Esta foi a motivação que terá levado o Pentágono e os seus generais, a aconselharem a Casa Branca a, tão rápido quanto possível, atraírem para o seio da OTAN os antigos Estados satélites da URSS, reduzindo o espaço entre a “barbacã” e as “muralhas do castelo russo”, cuja torre de menagem se situa em Moscovo, no Kremlin (estou a falar segundo uma linguagem de defesa medieval). Ficou de fora a Ucrânia por causa da sua instabilidade política e proximidade cultural à Rússia, contudo, Moscovo reivindicou para si a península da Crimeia, pois, estrategicamente, lhe era fundamental para exercer algum comandamento sobre o Mar Negro a partir de Sebastopol, sua grande base naval.
Ora, este cerco, que se iniciou logo a seguir à implosão da URSS, atingiu o seu máximo quando a Ucrânia manifestou o desejo de entrar na OTAN, facto que, do ponto de vista russo, representava já um avanço muito para além da “barbacã”, ficando o potencial inimigo mesmo junto à “muralha” do “castelo” russo, o que era de todo inaceitável para o Kremlin. A invasão subsequente da Ucrânia, além de preventiva, foi uma resposta ao Pentágono. Todavia, neste ano que decorreu, face à estratégia continuada da Casa Branca e da Europa, principalmente, através da aplicação de sanções, levou Moscovo a mudar radicalmente a sua própria estratégia ao nível global e, aquilo que não se ouviu nos primeiros meses de guerra, é agora explanado por estrategistas e comentadores bem informados intelectualmente neutros: o mundo, depois desta guerra, vai ficar diferente nas suas divisões de forças e de importâncias económicas, pois dividir-se-á em duas ou três grandes áreas de influência estratégica, ficando, talvez, obsoletas as velhas teses geoestratégicas que regeram o pensamento ocidental nos séculos XIX, XX e começo do actual. A explicação é simples.

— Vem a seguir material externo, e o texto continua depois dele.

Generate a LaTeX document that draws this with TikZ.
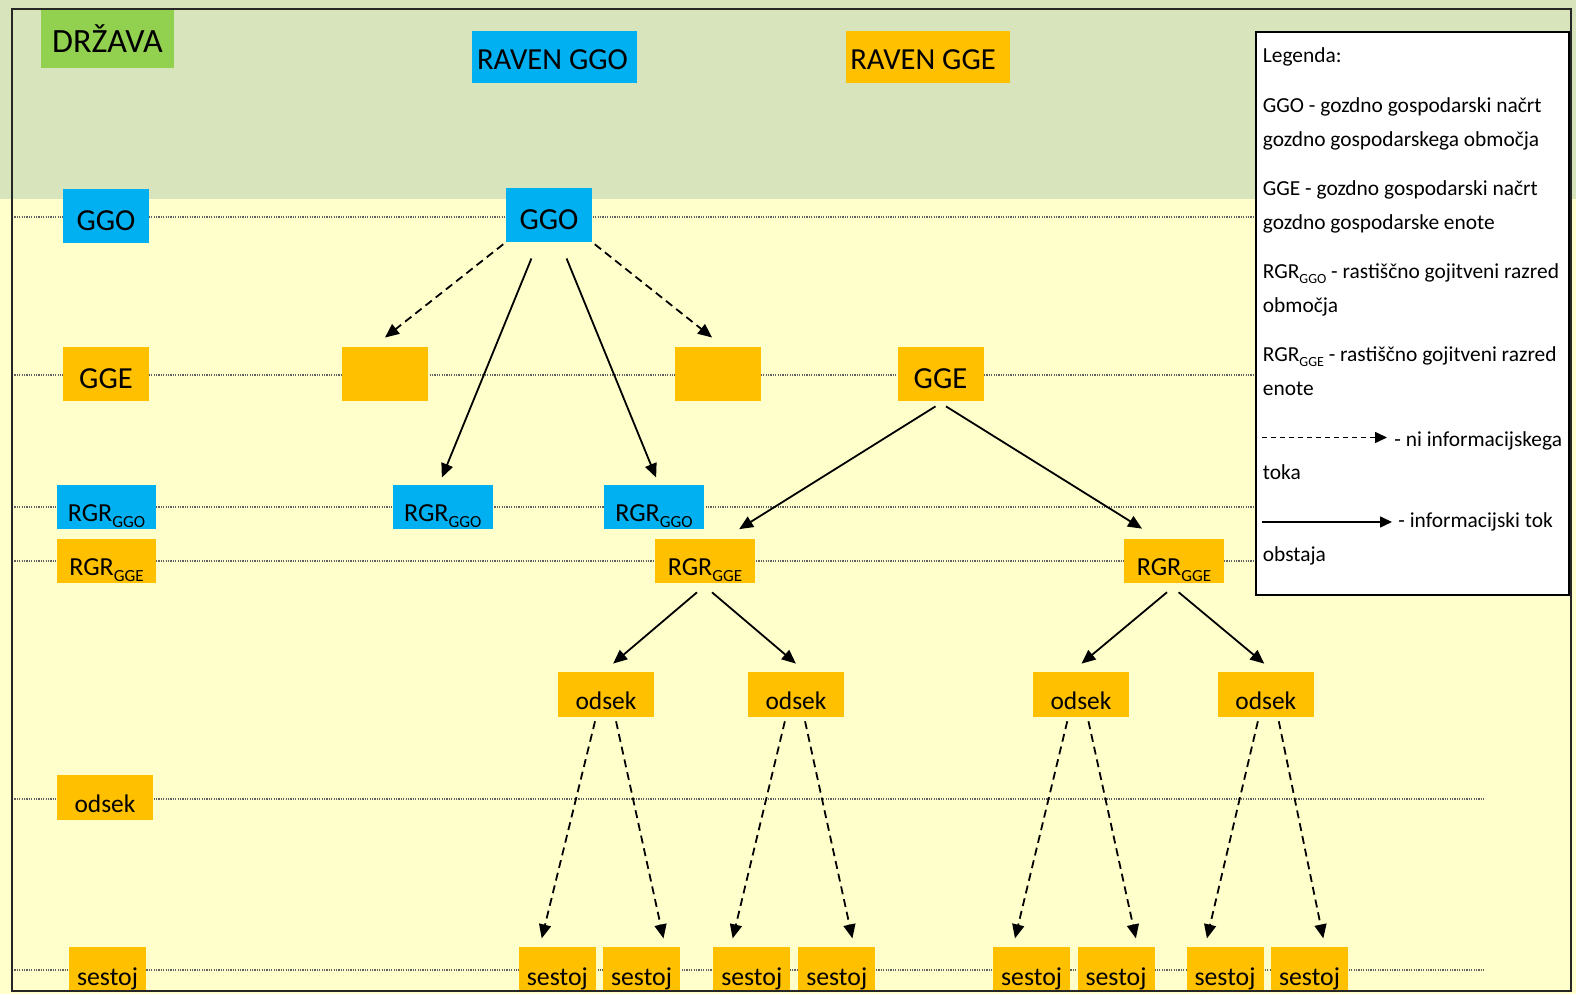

O chamado Ocidente desfaz-se para dar origem a um bloco europeu, mais frágil e dependente, mas mais autónomo dos EUA, estes perderão o estatuto mantido até agora de primeira potência mundial para serem a segunda, porque a primeira vai ser asiática/sulista, pois juntará a Rússia, a China, a Índia, a Coreia do Norte, a África do Sul e outros Estados sul-africanos e, se calhar, o Brasil que está à espera do momento próprio para se tornar um potência do circulo das de primeira grandeza.

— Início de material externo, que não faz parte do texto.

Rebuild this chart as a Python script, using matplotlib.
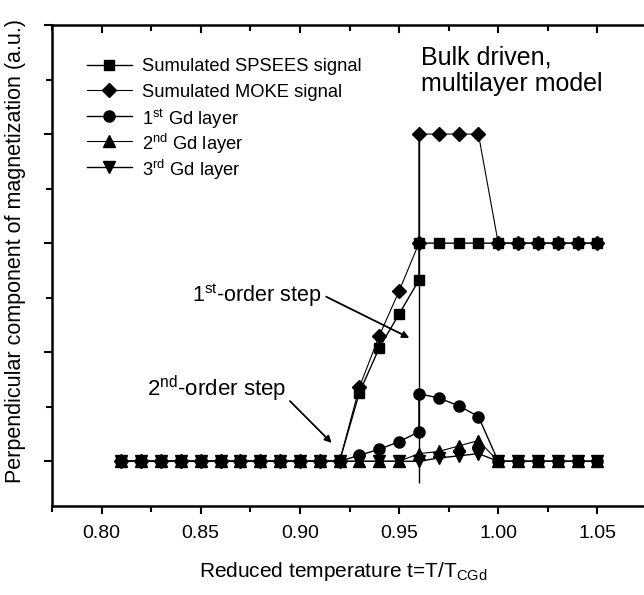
import numpy as np
import matplotlib
matplotlib.use("Agg")
import matplotlib.pyplot as plt
from matplotlib.ticker import MultipleLocator, FormatStrFormatter, NullFormatter

plt.rcParams['font.family'] = ['Liberation Sans', 'DejaVu Sans']
plt.rcParams['mathtext.fontset'] = 'custom'
plt.rcParams['mathtext.rm'] = 'Liberation Sans'
plt.rcParams['mathtext.it'] = 'Liberation Sans'

# reduced temperature grid (0.96 appears twice where a series jumps)
t_low = [0.81, 0.82, 0.83, 0.84, 0.85, 0.86, 0.87, 0.88, 0.89, 0.90, 0.91, 0.92]
t_mid = [0.93, 0.94, 0.95, 0.96]
t_high = [0.96, 0.97, 0.98, 0.99, 1.00, 1.01, 1.02, 1.03, 1.04, 1.05]
t_jump = t_low + t_mid + t_high
t_all = t_low + t_mid + t_high[1:]

spsees = [0] * 12 + [0.63, 1.04, 1.35, 1.66] + [2.0, 2.0, 2.0, 2.0, 2.0, 2.0, 2.0, 2.0, 2.0, 2.0]
moke = [0] * 12 + [0.68, 1.15, 1.56, 2.0] + [3.0, 3.0, 3.0, 3.0, 2.0, 2.0, 2.0, 2.0, 2.0, 2.0]
gd1 = [0] * 12 + [0.055, 0.11, 0.18, 0.27] + [0.62, 0.58, 0.51, 0.41, 0, 0, 0, 0, 0, 0]
gd2 = [0] * 12 + [0.0, 0.0, 0.0, 0.07, 0.09, 0.14, 0.19, 0, 0, 0, 0, 0, 0]
gd3 = [0] * 12 + [0.0, 0.0, 0.0, 0.0, 0.03, 0.05, 0.07, 0, 0, 0, 0, 0, 0]

labels = ['Sumulated SPSEES signal', 'Sumulated MOKE signal', r'1$^{\mathrm{st}}$ Gd layer',
          r'2$^{\mathrm{nd}}$ Gd layer', r'3$^{\mathrm{rd}}$ Gd layer']
markers = ['s', 'D', 'o', '^', 'v']
sizes = [7, 7, 8, 8, 8]
widths = [1, 0.8, 1, 0.8, 1]

t_step = 0.96
step_line = (-0.2, 3.0)

fig = plt.figure(figsize=(6.44, 5.95), dpi=100)
ax = fig.add_axes([52 / 644, 89 / 595, 595 / 644, 481 / 595])

series = [(t_jump, spsees), (t_jump, moke), (t_jump, gd1), (t_all, gd2), (t_all, gd3)]
for (tx, ty), m, s, w in zip(series, markers, sizes, widths):
    ax.plot(tx, ty, 'k-', marker=m, ms=s, lw=w)
ax.vlines(t_step, step_line[0], step_line[1], colors='k', lw=1)

# legend drawn row by row so the spacing stays even
for i, (lab, m, s, w) in enumerate(zip(labels, markers, sizes, widths)):
    y = 0.917 - i * 0.053
    ax.plot([0.059, 0.134], [y, y], 'k-', lw=w, transform=ax.transAxes, clip_on=False)
    ax.plot([0.0965], [y], 'k', marker=m, ms=s, transform=ax.transAxes, clip_on=False)
    ax.text(0.151, y, lab, transform=ax.transAxes, ha='left', va='center_baseline', fontsize=13.2)

arrow = dict(arrowstyle='-|>', color='k', lw=1.3, mutation_scale=10)
ax.annotate('', xy=(0.9564, 1.12), xytext=(0.912, 1.52), arrowprops=arrow)
ax.text(0.911, 1.52, r'1$^{\mathrm{st}}$-order step', ha='right', va='center', fontsize=15.5)
ax.annotate('', xy=(0.917, 0.15), xytext=(0.894, 0.57), arrowprops=arrow)
ax.text(0.893, 0.66, r'2$^{\mathrm{nd}}$-order step', ha='right', va='center', fontsize=16)

ax.text(0.961, 3.58, 'Bulk driven,\nmultilayer model', ha='left', va='center',
        fontsize=18, linespacing=1.1)

ax.set_xlim(0.775, 1.075)
ax.set_ylim(-0.41, 4.0)
ax.xaxis.set_major_locator(MultipleLocator(0.05))
ax.xaxis.set_minor_locator(MultipleLocator(0.025))
ax.xaxis.set_major_formatter(FormatStrFormatter('%.2f'))
ax.yaxis.set_major_locator(MultipleLocator(1))
ax.yaxis.set_minor_locator(MultipleLocator(0.5))
ax.yaxis.set_major_formatter(NullFormatter())

for s in ax.spines.values():
    s.set_linewidth(1.8)
ax.tick_params(which='both', top=True, right=True, labelsize=14, width=1.5, direction='out')
ax.tick_params(which='major', length=6)
ax.tick_params(which='minor', length=4)
ax.tick_params(axis='x', pad=8)
# inward ticks on top and right
for tick in ax.xaxis.get_major_ticks() + ax.xaxis.get_minor_ticks():
    tick.tick2line.set_marker(3)
for tick in ax.yaxis.get_major_ticks() + ax.yaxis.get_minor_ticks():
    tick.tick2line.set_marker(1)

ax.set_xlabel(r'Reduced temperature t=T/T$_{\mathrm{CGd}}$', fontsize=15)
ax.set_ylabel('Perpendicular component of magnetization (a.u.)', fontsize=15.5)
ax.xaxis.set_label_coords(0.49, -0.112)
ax.yaxis.set_label_coords(-0.044, 0.53)

plt.savefig('out.png', dpi=100)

Nesta nova organização, perderão os EUA e a Europa e ganharão a Rússia, a China e a Índia, levando por arrasto países africanos e asiáticos. A política económica e de defesa dos EUA terá de voltar-se para o Pacífico, relegando o Atlântico para um plano secundário. A Europa terá de se redefinir nas suas vocações e relacionamentos internacionais. O fim da Ucrânia vai arrastar ao fim de uma antiga ordem mundial para gerar uma nova delineada, segundo os traços que admiti anteriormente. Os planisférios vão passar a desenhar-se, tendo a Rússia e a China no centro e o Oriente será o continente Americano e o Ocidente a Europa e o Atlântico. Deixemos passar uma década, talvez duas.